— Start Source material —
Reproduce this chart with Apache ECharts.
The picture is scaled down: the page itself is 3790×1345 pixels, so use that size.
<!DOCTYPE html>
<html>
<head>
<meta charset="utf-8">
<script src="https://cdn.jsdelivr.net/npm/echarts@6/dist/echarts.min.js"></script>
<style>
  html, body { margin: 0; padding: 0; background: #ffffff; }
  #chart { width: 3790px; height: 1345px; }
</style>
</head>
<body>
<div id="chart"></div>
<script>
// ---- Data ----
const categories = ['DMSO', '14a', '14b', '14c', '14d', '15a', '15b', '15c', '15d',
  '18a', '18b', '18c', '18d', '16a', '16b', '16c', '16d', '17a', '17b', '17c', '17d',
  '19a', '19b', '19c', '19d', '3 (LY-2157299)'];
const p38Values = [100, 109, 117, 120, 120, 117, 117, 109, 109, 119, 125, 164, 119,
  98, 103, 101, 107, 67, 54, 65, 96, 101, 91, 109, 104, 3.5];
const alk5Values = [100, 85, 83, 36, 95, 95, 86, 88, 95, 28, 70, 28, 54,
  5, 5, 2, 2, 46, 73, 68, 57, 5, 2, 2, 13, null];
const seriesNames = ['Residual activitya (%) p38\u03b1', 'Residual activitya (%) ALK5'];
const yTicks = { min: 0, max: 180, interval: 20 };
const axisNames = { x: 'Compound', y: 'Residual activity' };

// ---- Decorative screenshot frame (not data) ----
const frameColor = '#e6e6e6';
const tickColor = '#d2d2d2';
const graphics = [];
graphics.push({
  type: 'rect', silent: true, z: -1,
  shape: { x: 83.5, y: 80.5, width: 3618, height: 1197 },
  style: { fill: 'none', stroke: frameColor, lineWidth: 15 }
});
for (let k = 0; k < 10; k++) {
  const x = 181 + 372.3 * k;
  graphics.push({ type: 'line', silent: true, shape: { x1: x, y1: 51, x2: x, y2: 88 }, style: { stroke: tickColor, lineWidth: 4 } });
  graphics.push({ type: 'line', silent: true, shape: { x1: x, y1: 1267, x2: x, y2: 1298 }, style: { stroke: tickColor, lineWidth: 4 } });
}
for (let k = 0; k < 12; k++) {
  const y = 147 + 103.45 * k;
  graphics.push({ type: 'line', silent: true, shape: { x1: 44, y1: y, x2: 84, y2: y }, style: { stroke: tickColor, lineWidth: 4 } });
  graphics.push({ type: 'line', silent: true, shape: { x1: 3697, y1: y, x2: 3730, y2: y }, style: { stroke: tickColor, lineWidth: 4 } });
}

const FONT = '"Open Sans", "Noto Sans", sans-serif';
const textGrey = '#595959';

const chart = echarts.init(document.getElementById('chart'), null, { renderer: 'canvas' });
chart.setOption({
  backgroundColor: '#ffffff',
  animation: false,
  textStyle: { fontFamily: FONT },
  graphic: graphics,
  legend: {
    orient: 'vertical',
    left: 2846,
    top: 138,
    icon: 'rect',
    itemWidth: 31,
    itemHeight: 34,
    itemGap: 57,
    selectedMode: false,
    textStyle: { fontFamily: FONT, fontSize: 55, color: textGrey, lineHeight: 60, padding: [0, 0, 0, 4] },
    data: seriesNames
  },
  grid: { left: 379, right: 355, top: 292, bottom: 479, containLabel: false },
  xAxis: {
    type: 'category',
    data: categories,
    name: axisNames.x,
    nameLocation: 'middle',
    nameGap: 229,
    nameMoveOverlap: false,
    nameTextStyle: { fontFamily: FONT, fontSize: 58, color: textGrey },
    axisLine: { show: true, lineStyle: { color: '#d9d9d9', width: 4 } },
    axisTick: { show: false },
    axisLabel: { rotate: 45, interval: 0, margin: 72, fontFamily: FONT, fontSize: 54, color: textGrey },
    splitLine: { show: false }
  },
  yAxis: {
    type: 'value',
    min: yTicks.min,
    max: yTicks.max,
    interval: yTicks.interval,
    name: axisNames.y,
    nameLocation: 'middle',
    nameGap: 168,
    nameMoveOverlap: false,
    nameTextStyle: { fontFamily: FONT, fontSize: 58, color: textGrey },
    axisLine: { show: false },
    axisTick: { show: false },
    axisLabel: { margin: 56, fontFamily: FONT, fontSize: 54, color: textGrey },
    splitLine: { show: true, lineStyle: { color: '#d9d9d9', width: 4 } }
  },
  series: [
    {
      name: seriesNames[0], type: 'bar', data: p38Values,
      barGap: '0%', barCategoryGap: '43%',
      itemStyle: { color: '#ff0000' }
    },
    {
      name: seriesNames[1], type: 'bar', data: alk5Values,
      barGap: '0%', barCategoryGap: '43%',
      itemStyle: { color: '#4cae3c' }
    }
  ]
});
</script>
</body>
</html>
— End Source material —
— Start Source material —
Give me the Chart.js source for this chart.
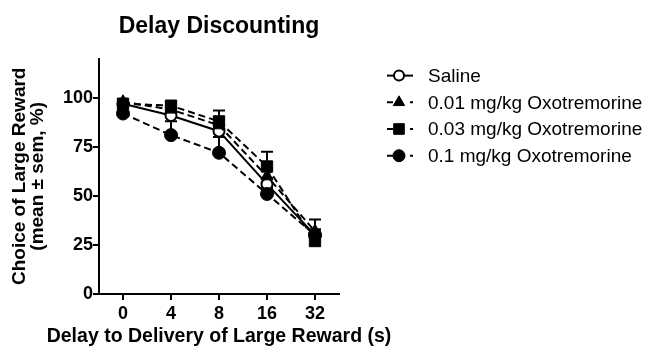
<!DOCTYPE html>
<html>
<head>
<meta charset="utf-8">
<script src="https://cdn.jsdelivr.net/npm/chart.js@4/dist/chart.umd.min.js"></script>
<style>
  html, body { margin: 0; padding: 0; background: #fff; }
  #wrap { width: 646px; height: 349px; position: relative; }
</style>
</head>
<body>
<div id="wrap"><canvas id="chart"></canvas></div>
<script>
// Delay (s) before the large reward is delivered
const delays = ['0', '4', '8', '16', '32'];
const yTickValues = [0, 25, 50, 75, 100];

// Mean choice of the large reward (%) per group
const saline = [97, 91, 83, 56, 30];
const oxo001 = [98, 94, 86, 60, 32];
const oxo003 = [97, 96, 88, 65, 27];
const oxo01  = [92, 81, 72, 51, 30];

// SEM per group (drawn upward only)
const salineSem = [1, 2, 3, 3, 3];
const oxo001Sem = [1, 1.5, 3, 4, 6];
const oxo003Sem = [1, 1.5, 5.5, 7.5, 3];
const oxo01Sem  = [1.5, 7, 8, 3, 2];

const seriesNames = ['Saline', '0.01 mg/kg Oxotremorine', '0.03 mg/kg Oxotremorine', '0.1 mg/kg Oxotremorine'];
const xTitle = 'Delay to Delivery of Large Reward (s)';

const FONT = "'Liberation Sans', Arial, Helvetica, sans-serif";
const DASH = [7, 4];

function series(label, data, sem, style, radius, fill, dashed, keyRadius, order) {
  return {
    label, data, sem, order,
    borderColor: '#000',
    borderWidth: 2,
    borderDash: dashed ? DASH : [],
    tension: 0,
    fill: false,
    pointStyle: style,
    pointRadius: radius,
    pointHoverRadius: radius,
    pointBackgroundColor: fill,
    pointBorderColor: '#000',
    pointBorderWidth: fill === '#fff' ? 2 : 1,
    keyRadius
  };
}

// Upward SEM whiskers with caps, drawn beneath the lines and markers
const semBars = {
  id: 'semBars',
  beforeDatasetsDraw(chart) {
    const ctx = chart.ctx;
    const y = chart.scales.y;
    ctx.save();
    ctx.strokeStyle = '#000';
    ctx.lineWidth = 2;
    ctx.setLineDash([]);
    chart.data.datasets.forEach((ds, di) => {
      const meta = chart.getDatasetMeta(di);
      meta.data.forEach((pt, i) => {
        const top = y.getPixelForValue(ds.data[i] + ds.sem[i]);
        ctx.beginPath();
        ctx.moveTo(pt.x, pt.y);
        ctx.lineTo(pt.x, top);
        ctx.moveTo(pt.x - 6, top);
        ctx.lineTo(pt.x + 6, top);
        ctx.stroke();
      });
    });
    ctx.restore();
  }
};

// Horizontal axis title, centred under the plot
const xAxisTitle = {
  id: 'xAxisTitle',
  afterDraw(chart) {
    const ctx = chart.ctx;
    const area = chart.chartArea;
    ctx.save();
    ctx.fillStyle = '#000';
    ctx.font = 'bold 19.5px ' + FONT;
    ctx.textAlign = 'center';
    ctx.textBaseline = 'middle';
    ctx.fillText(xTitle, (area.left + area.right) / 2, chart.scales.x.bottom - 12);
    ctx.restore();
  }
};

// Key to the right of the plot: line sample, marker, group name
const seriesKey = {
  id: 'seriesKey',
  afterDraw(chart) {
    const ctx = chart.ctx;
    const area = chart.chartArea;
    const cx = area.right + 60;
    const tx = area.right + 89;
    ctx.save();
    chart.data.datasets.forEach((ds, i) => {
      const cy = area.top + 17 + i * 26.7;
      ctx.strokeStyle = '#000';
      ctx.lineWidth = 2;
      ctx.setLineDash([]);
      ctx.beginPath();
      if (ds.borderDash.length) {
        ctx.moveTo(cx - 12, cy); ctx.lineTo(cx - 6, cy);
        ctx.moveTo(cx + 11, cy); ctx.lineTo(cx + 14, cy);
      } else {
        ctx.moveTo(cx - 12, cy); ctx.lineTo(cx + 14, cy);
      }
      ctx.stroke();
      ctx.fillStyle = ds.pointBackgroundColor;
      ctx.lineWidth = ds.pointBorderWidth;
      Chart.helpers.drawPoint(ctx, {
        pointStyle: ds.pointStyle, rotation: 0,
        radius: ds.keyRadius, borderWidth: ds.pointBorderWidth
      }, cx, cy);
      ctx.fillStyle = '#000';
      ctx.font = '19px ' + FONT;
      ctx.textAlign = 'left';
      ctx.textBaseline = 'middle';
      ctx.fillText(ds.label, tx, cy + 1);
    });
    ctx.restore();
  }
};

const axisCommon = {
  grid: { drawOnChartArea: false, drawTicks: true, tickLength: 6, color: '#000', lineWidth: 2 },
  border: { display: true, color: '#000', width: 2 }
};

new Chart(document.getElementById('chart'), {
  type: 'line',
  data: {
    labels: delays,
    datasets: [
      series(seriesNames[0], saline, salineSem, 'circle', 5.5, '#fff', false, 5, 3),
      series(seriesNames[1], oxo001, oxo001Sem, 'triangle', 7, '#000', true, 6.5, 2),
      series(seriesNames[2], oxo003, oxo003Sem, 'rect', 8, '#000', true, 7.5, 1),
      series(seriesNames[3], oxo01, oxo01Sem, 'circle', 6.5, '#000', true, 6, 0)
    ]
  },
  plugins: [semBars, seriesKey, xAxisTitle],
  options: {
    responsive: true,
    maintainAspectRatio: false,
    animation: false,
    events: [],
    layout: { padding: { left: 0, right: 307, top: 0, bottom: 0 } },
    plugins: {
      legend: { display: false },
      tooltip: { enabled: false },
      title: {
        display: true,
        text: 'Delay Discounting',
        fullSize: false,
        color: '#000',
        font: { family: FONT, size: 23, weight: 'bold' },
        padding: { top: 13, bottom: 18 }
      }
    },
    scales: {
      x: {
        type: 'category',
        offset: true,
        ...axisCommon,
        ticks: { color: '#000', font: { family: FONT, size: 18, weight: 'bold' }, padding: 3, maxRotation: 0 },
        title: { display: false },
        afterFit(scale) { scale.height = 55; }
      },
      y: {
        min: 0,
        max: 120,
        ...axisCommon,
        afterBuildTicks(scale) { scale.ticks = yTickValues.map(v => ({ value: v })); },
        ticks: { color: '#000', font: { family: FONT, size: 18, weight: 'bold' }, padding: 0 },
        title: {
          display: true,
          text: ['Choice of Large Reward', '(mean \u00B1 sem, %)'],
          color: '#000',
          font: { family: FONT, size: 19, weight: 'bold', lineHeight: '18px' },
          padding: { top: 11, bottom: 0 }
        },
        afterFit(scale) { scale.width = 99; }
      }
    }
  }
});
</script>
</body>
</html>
— End Source material —
— Start Source material —
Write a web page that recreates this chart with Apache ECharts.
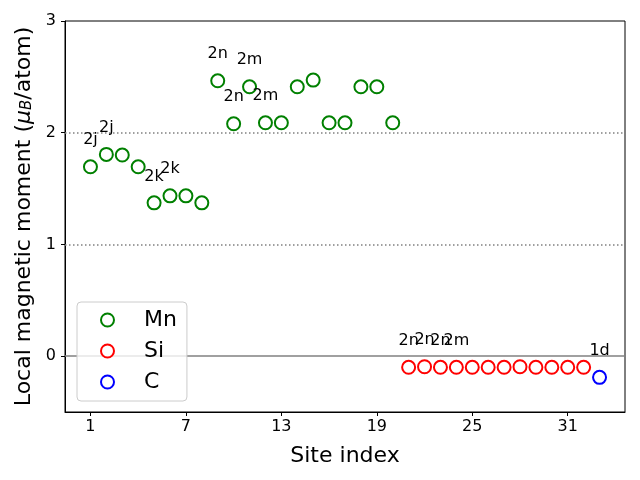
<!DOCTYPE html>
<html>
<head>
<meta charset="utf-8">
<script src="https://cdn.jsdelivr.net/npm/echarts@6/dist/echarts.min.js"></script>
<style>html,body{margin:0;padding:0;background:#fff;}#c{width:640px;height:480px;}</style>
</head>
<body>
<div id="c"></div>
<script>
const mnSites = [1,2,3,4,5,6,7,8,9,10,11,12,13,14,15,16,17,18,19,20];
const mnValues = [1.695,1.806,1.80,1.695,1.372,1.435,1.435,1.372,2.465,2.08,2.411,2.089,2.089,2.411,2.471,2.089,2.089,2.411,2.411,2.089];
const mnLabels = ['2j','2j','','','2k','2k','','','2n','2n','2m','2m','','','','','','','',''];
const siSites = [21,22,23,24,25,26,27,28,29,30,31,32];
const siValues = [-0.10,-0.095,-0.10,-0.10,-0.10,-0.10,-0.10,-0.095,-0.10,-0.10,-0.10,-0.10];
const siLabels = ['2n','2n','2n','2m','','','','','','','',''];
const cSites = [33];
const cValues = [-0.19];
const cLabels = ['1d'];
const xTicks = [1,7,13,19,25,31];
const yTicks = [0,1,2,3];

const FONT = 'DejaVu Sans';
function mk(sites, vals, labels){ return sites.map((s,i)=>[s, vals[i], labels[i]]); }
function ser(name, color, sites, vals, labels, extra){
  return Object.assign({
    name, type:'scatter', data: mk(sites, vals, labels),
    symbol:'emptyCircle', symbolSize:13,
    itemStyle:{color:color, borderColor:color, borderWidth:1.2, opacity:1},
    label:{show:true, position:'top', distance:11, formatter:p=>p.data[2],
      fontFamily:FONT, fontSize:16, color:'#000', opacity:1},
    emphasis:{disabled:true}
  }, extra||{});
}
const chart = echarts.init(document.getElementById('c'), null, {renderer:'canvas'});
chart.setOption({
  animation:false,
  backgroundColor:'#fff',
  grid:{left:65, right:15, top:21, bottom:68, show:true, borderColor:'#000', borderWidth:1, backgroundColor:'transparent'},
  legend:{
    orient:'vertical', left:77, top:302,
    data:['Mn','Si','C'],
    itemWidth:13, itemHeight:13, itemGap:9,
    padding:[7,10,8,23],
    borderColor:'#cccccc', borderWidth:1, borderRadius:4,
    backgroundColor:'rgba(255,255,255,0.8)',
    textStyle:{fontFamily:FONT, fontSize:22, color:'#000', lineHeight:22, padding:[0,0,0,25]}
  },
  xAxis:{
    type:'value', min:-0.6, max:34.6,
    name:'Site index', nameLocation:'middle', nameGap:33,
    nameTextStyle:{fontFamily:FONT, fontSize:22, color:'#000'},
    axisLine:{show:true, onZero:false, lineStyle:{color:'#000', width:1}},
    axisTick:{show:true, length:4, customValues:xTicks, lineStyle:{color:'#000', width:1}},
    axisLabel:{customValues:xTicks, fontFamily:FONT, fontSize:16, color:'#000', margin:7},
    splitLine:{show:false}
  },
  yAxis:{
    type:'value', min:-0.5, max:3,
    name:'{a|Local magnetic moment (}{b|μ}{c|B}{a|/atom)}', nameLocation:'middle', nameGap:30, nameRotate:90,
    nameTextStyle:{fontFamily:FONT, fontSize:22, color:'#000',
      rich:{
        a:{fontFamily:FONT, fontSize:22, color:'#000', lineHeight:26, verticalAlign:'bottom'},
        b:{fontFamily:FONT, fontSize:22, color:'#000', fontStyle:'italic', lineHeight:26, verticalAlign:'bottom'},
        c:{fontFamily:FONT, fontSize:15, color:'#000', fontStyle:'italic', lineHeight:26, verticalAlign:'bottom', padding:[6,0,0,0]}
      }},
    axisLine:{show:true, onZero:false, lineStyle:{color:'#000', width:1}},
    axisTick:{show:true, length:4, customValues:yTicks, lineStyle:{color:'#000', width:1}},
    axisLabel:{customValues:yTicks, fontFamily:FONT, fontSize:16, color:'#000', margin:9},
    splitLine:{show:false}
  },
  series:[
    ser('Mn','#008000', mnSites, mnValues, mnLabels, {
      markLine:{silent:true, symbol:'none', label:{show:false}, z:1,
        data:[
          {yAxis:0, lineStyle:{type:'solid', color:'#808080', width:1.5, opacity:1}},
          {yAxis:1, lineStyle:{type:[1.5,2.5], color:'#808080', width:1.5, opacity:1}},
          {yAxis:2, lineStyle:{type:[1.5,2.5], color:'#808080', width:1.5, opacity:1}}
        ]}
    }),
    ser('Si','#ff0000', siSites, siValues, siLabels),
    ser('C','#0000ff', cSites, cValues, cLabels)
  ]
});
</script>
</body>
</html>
— End Source material —
● **Task to carry out**: Return each line that includes "picture".

● **Task output**:
The picture is scaled down: the page itself is 3790×1345 pixels, so use that size.

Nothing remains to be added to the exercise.